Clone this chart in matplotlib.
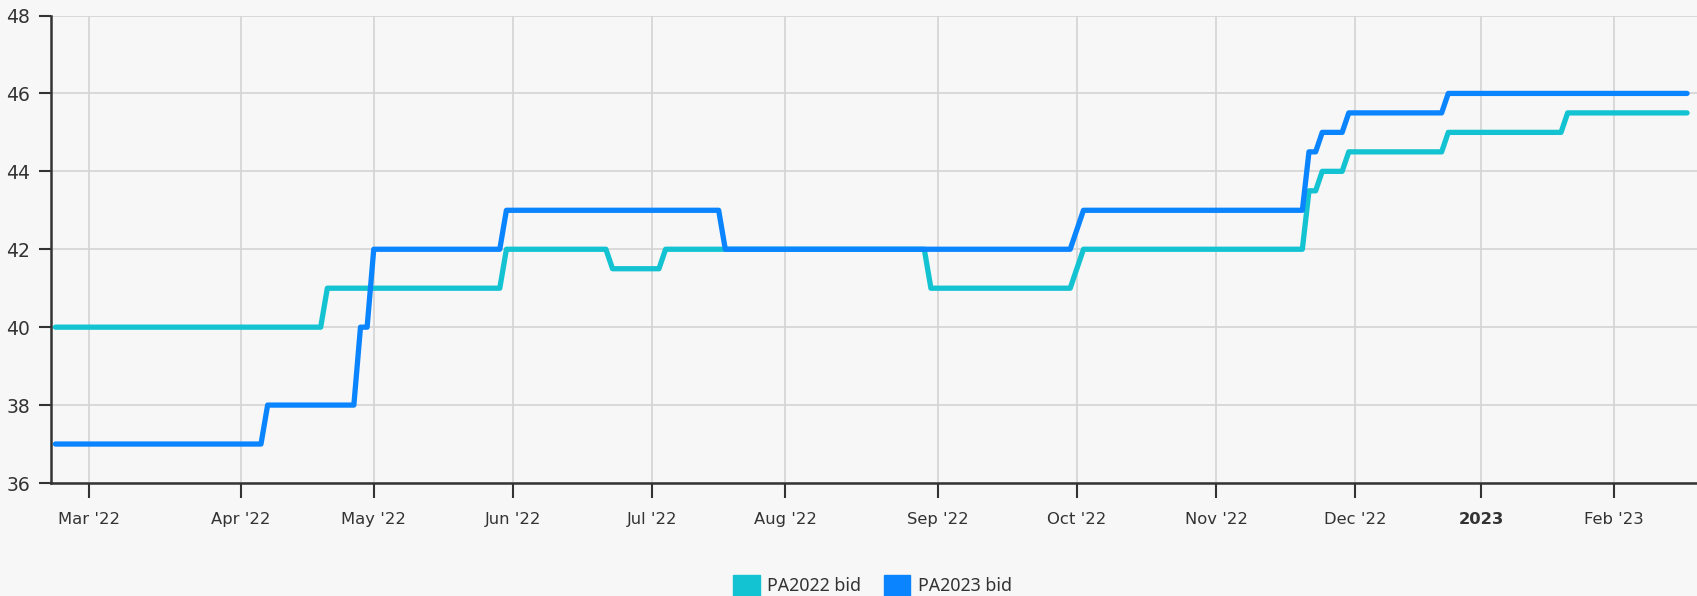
import numpy as np
import matplotlib.pyplot as plt
from matplotlib.patches import Patch

# trading calendar used by the ordinal x axis (days with no quotes)
holidays = ['2022-04-15', '2022-05-30', '2022-06-20', '2022-07-04', '2022-09-05',
            '2022-11-24', '2022-12-26', '2022-12-27', '2022-12-30',
            '2023-01-02', '2023-01-16']

# PA2022 bid: dates where the quote changes (line vertices)
dates_2022 = ['2022-02-22', '2022-04-20', '2022-04-21', '2022-05-27', '2022-05-31',
              '2022-06-22', '2022-06-23', '2022-07-05', '2022-07-06', '2022-08-30',
              '2022-08-31', '2022-09-30', '2022-10-04', '2022-11-18', '2022-11-21',
              '2022-11-22', '2022-11-23', '2022-11-29', '2022-11-30', '2022-12-20',
              '2022-12-21', '2023-01-20', '2023-01-23', '2023-02-16']
bid_2022 = [40, 40, 41, 41, 42,
            42, 41.5, 41.5, 42, 42,
            41, 41, 42, 42, 43.5,
            43.5, 44, 44, 44.5, 44.5,
            45, 45, 45.5, 45.5]

# PA2023 bid
dates_2023 = ['2022-02-22', '2022-04-06', '2022-04-07', '2022-04-27', '2022-04-28',
              '2022-04-29', '2022-05-02', '2022-05-27', '2022-05-31', '2022-07-18',
              '2022-07-19', '2022-09-30', '2022-10-04', '2022-11-18', '2022-11-21',
              '2022-11-22', '2022-11-23', '2022-11-29', '2022-11-30', '2022-12-20',
              '2022-12-21', '2023-02-16']
bid_2023 = [37, 37, 38, 38, 40,
            40, 42, 42, 43, 43,
            42, 42, 43, 43, 44.5,
            44.5, 45, 45, 45.5, 45.5,
            46, 46]

month_starts = ['2022-03-01', '2022-04-01', '2022-05-01', '2022-06-01', '2022-07-01',
                '2022-08-01', '2022-09-01', '2022-10-01', '2022-11-01', '2022-12-01',
                '2023-01-01', '2023-02-01']
month_labels = ["Mar '22", "Apr '22", "May '22", "Jun '22", "Jul '22", "Aug '22",
                "Sep '22", "Oct '22", "Nov '22", "Dec '22", "2023", "Feb '23"]

start = dates_2022[0]


def pos(d):
    return np.busday_count(start, d, holidays=holidays)


tick_days = np.busday_offset(month_starts, 0, roll='forward', holidays=holidays)

bg = '#f7f7f7'
teal = '#13c3d1'
blue = '#0a84ff'
dark = '#333333'

fig = plt.figure(figsize=(16.97, 5.96), dpi=100, facecolor=bg)
ax = fig.add_axes([51 / 1697, 113 / 596, 1 - 51 / 1697, 467.5 / 596])
ax.set_facecolor(bg)

ax.plot(pos(dates_2022), bid_2022, color=teal, lw=3.8,
        solid_joinstyle='round', solid_capstyle='round')
ax.plot(pos(dates_2023), bid_2023, color=blue, lw=3.8,
        solid_joinstyle='round', solid_capstyle='round')

ax.set_xlim(-0.66, 247.5)
ax.set_ylim(36, 48)
ax.set_yticks(np.arange(36, 49, 2))
ax.set_xticks(pos(tick_days), month_labels)
ax.get_xticklabels()[10].set_fontweight('bold')

ax.grid(color='#d3d3d3', lw=1.2)
ax.set_axisbelow(True)
for s in ['top', 'right']:
    ax.spines[s].set_visible(False)
for s in ['left', 'bottom']:
    ax.spines[s].set_color(dark)
    ax.spines[s].set_linewidth(1.8)
ax.tick_params(axis='x', length=11, width=1.5, color=dark, pad=10,
               labelsize=11.8, labelcolor=dark)
ax.tick_params(axis='y', length=9, width=1.5, color=dark, pad=6,
               labelsize=13.5, labelcolor=dark)

handles = [Patch(color=teal), Patch(color=blue)]
fig.legend(handles, ['PA2022 bid', 'PA2023 bid'], loc='center',
           bbox_to_anchor=(0.514, 0.018), ncol=2, frameon=False,
           prop={'family': 'Noto Sans', 'size': 12.8},
           handlelength=1.5, handleheight=1.4, handletextpad=0.4,
           columnspacing=1.3, labelcolor=dark)

fig.savefig('out.png', dpi=100, facecolor=bg)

⁂

Copy out all the data without changing anything, and drop the pictures.

_Correct output_:
Clone this chart in matplotlib.
import numpy as np
import matplotlib.pyplot as plt
from matplotlib.patches import Patch

# trading calendar used by the ordinal x axis (days with no quotes)
holidays = ['2022-04-15', '2022-05-30', '2022-06-20', '2022-07-04', '2022-09-05',
            '2022-11-24', '2022-12-26', '2022-12-27', '2022-12-30',
            '2023-01-02', '2023-01-16']

# PA2022 bid: dates where the quote changes (line vertices)
dates_2022 = ['2022-02-22', '2022-04-20', '2022-04-21', '2022-05-27', '2022-05-31',
              '2022-06-22', '2022-06-23', '2022-07-05', '2022-07-06', '2022-08-30',
              '2022-08-31', '2022-09-30', '2022-10-04', '2022-11-18', '2022-11-21',
              '2022-11-22', '2022-11-23', '2022-11-29', '2022-11-30', '2022-12-20',
              '2022-12-21', '2023-01-20', '2023-01-23', '2023-02-16']
bid_2022 = [40, 40, 41, 41, 42,
            42, 41.5, 41.5, 42, 42,
            41, 41, 42, 42, 43.5,
            43.5, 44, 44, 44.5, 44.5,
            45, 45, 45.5, 45.5]

# PA2023 bid
dates_2023 = ['2022-02-22', '2022-04-06', '2022-04-07', '2022-04-27', '2022-04-28',
              '2022-04-29', '2022-05-02', '2022-05-27', '2022-05-31', '2022-07-18',
              '2022-07-19', '2022-09-30', '2022-10-04', '2022-11-18', '2022-11-21',
              '2022-11-22', '2022-11-23', '2022-11-29', '2022-11-30', '2022-12-20',
              '2022-12-21', '2023-02-16']
bid_2023 = [37, 37, 38, 38, 40,
            40, 42, 42, 43, 43,
            42, 42, 43, 43, 44.5,
            44.5, 45, 45, 45.5, 45.5,
            46, 46]

month_starts = ['2022-03-01', '2022-04-01', '2022-05-01', '2022-06-01', '2022-07-01',
                '2022-08-01', '2022-09-01', '2022-10-01', '2022-11-01', '2022-12-01',
                '2023-01-01', '2023-02-01']
month_labels = ["Mar '22", "Apr '22", "May '22", "Jun '22", "Jul '22", "Aug '22",
                "Sep '22", "Oct '22", "Nov '22", "Dec '22", "2023", "Feb '23"]

start = dates_2022[0]


def pos(d):
    return np.busday_count(start, d, holidays=holidays)


tick_days = np.busday_offset(month_starts, 0, roll='forward', holidays=holidays)

bg = '#f7f7f7'
teal = '#13c3d1'
blue = '#0a84ff'
dark = '#333333'

fig = plt.figure(figsize=(16.97, 5.96), dpi=100, facecolor=bg)
ax = fig.add_axes([51 / 1697, 113 / 596, 1 - 51 / 1697, 467.5 / 596])
ax.set_facecolor(bg)

ax.plot(pos(dates_2022), bid_2022, color=teal, lw=3.8,
        solid_joinstyle='round', solid_capstyle='round')
ax.plot(pos(dates_2023), bid_2023, color=blue, lw=3.8,
        solid_joinstyle='round', solid_capstyle='round')

ax.set_xlim(-0.66, 247.5)
ax.set_ylim(36, 48)
ax.set_yticks(np.arange(36, 49, 2))
ax.set_xticks(pos(tick_days), month_labels)
ax.get_xticklabels()[10].set_fontweight('bold')

ax.grid(color='#d3d3d3', lw=1.2)
ax.set_axisbelow(True)
for s in ['top', 'right']:
    ax.spines[s].set_visible(False)
for s in ['left', 'bottom']:
    ax.spines[s].set_color(dark)
    ax.spines[s].set_linewidth(1.8)
ax.tick_params(axis='x', length=11, width=1.5, color=dark, pad=10,
               labelsize=11.8, labelcolor=dark)
ax.tick_params(axis='y', length=9, width=1.5, color=dark, pad=6,
               labelsize=13.5, labelcolor=dark)

handles = [Patch(color=teal), Patch(color=blue)]
fig.legend(handles, ['PA2022 bid', 'PA2023 bid'], loc='center',
           bbox_to_anchor=(0.514, 0.018), ncol=2, frameon=False,
           prop={'family': 'Noto Sans', 'size': 12.8},
           handlelength=1.5, handleheight=1.4, handletextpad=0.4,
           columnspacing=1.3, labelcolor=dark)

fig.savefig('out.png', dpi=100, facecolor=bg)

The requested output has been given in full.